Selain itu, kondisi geopolitik Korea Utara juga mempengaruhi investor asing keluar dari pasar modal. Namun, Teguh meyakini mereka hanya keluar sementara hingga konflik geopolitik mereda.
"Tapi sebenarnya mereka tidak hanya dari Indonesia saja, tapi juga keluar dari kawasan Asia," ungkap Teguh.
Senada, Reza menerangkan, investor asing terlihat sudah tidak nyaman dengan kondisi dalam negeri karena beberapa hal, seperti data pertumbuhan ekonomi pada kuartal II yang stagnan di level 5,01 persen.
Hal ini diperkuat dengan maraknya pemberitaan terkait pelemahan daya beli masyarakat sepanjang semester I tahun ini. Kemudian, nilai tukar rupiah yang rentan terdepresiasi dengan sentimen global.
"Selain tidak nyaman, keluarnya asing juga mungkin mereka melakukan
rebalancing asset. Jadi untuk mencapai targetnya mereka sekarang keluar dulu," jelas Reza.

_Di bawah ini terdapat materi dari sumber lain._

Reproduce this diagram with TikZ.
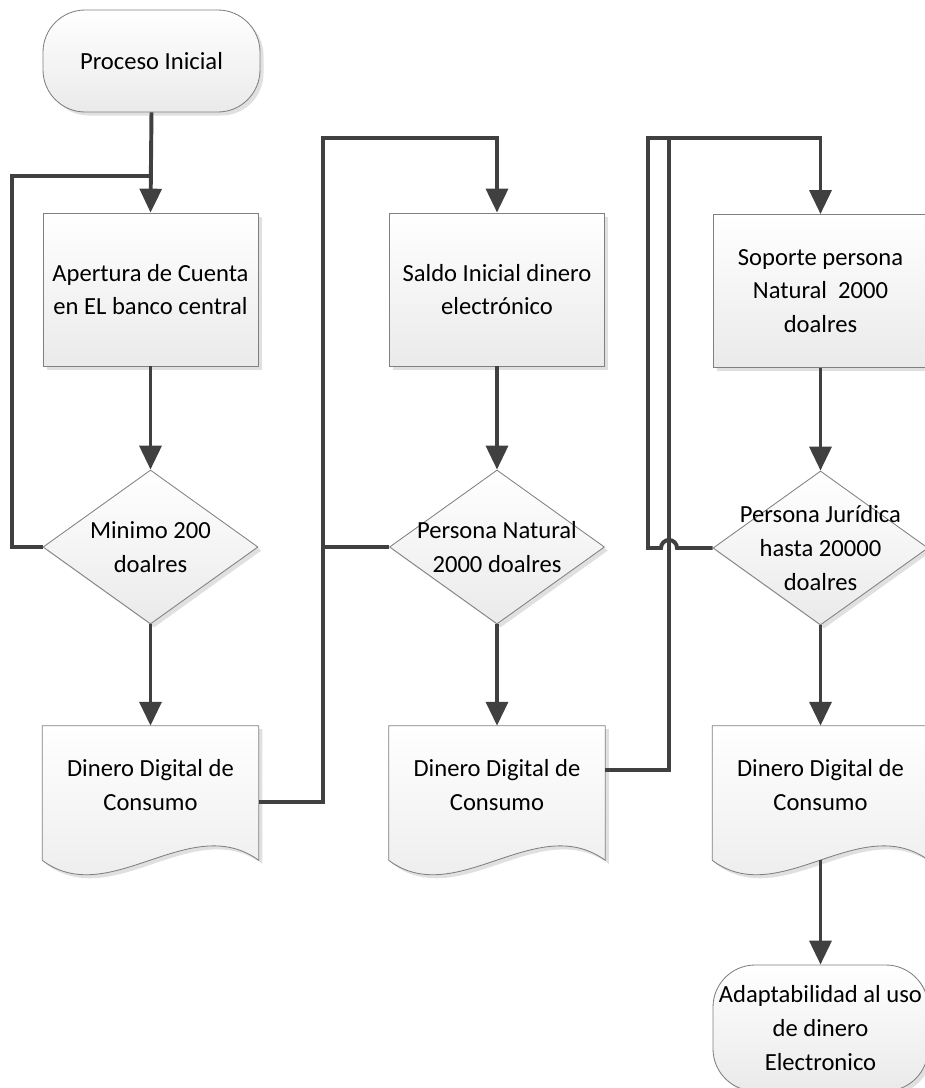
\documentclass[tikz,border=0pt]{standalone}
\usepackage{fontspec}
\setmainfont{Carlito}
\usetikzlibrary{positioning,calc,shapes.geometric,arrows.meta,shadows,backgrounds}

\definecolor{linegray}{HTML}{404040}
\definecolor{bordergray}{HTML}{808080}
\definecolor{fillgray}{HTML}{EAEAEA}

\tikzset{
  shapebase/.style={draw=bordergray, line width=0.6pt, top color=white, bottom color=fillgray,
    drop shadow={shadow xshift=2.5pt, shadow yshift=-2.5pt, opacity=0.12, fill=black}},
  txt/.style={font=\fontsize{17.5}{24}\selectfont, align=center, text=black},
  terminal/.style={shapebase, txt, rectangle, rounded corners=30pt, minimum width=54.25mm, inner sep=0pt},
  process/.style={shapebase, txt, rectangle, minimum width=53.75mm, minimum height=38.25mm, inner sep=0pt},
  decision/.style={shapebase, diamond, minimum width=53.75mm, minimum height=38.5mm, inner sep=0pt},
  docbox/.style={txt, rectangle, minimum width=54mm, minimum height=29.5mm, inner sep=0pt},
  line/.style={draw=linegray, line width=2.8pt},
  flow/.style={line, -{Triangle[length=17pt,width=15.5pt]}},
}

% outline of a document shape around a node
\newcommand{\docoutline}[1]{%
  \path[shapebase] (#1.north west) -- (#1.north east) -- ([yshift=-11.4pt]#1.south east)
    .. controls +(-69,-50) and +(67,50) .. ([yshift=-11.4pt]#1.south west) -- cycle;}

\begin{document}
\begin{tikzpicture}[x=0.25mm,y=-0.25mm]
  \useasboundingbox (0,0) rectangle (925,1088);
  \clip (0,0) rectangle (925,1088);

  % first column
  \node[terminal, minimum height=25.5mm] (start) at (151.5,61) {Proceso Inicial};
  \node[process] (cuenta) at (150.5,289.5) {Apertura de Cuenta\\en EL banco central};
  \node[decision, label={[txt]center:{Minimo 200\\doalres}}] (minimo) at (150.5,547) {};
  \node[docbox] (consumo1) at (150.5,785) {Dinero Digital de\\Consumo};

  % second column
  \node[process] (saldo) at (497,289.5) {Saldo Inicial dinero\\electrónico};
  \node[decision, label={[txt]center:{Persona Natural\\2000 doalres}}] (natural) at (497,547) {};
  \node[docbox] (consumo2) at (497,785) {Dinero Digital de\\Consumo};

  % third column
  \node[process] (soporte) at (820.5,291) {Soporte persona\\Natural\ \ 2000\\doalres};
  \node[decision, label={[txt]center:{Persona Jurídica\\hasta 20000\\doalres}}] (juridica) at (820.5,548) {};
  \node[docbox] (consumo3) at (820.5,785) {Dinero Digital de\\Consumo};
  \node[terminal, minimum height=31.5mm, minimum width=53.75mm] (fin) at (820.5,1028)
    {Adaptabilidad al uso\\de dinero\\Electronico};

  \begin{pgfonlayer}{background}
    \docoutline{consumo1}
    \docoutline{consumo2}
    \docoutline{consumo3}
  \end{pgfonlayer}

  \coordinate (back1) at (12,176);
  \coordinate (turn1) at (323,138);
  \coordinate (turn2) at (669,138);
  \coordinate (turn3) at (648,138);

  \draw[flow] (start.south) -- (cuenta.north);
  \draw[flow] (cuenta.south) -- (minimo.north);
  \draw[flow] (minimo.south) -- (consumo1.north);
  \draw[line] (minimo.west) -| (back1) -- (back1 -| cuenta.north);

  \draw[flow] ([yshift=-12pt]consumo1.east) -| (turn1) -| (saldo.north);
  \draw[flow] (saldo.south) -- (natural.north);
  \draw[flow] (natural.south) -- (consumo2.north);
  \draw[line] (natural.west) -- (natural.west -| turn1);

  \draw[flow] ([yshift=10.7pt]consumo2.east) -| (turn2) -| (soporte.north);
  \draw[flow] (soporte.south) -- (juridica.north);
  \draw[flow] (juridica.south) -- (consumo3.north);
  \draw[line] (juridica.west) -- ([xshift=5.7pt]juridica.west -| turn2)
    arc[start angle=0, end angle=180, radius=5.7pt] -| (turn3) -- (turn2);
  \draw[flow] ([yshift=-11.4pt]consumo3.south) -- (fin.north);
\end{tikzpicture}
\end{document}
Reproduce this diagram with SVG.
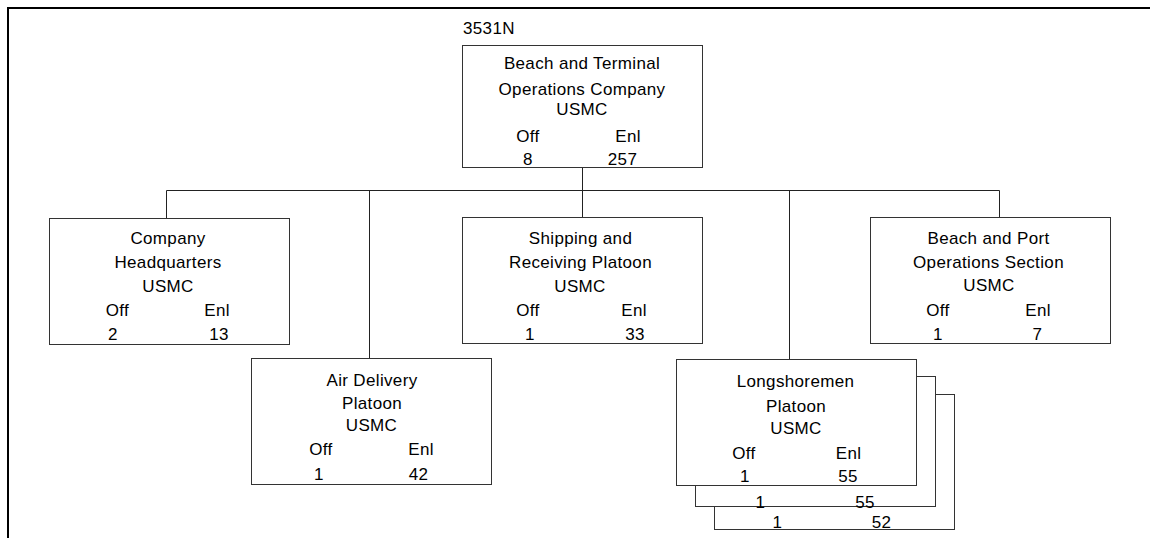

Jika dilihat dalam 11 tahun terakhir perdagangan saham di Indonesia, maka terjadi dua kali
net sell dengan nilai fantastis. Hal ini terjadi pada tahun 2013 dengan jumlah Rp20,64 triliun dan tahun 2015 sebesar Rp22,58 triliun.
Sejumlah analis sepakat, alasan asing keluar pada tahun 2013 disebabkan kondisi ekonomi dalam negeri yang tidak kondusif dan berbagai target pemerintah yang tak tercapai.
Pada tahun 2014 asing kembali kompak masuk dikarenakan ada "Jokowi Effect". Pada tahun itu, pesta demokrasi berupa Pemilihan Presiden (Pilpres) diselenggarakan dan Joko Widodo ditetapkan menjadi Presiden Republik Indonesia (RI).
Namun, asing kembali keluar dari pasar modal pada tahun 2015 dengan jumlah yang tak kalah besar dari tahun 2013, yakni Rp22,58 triliun.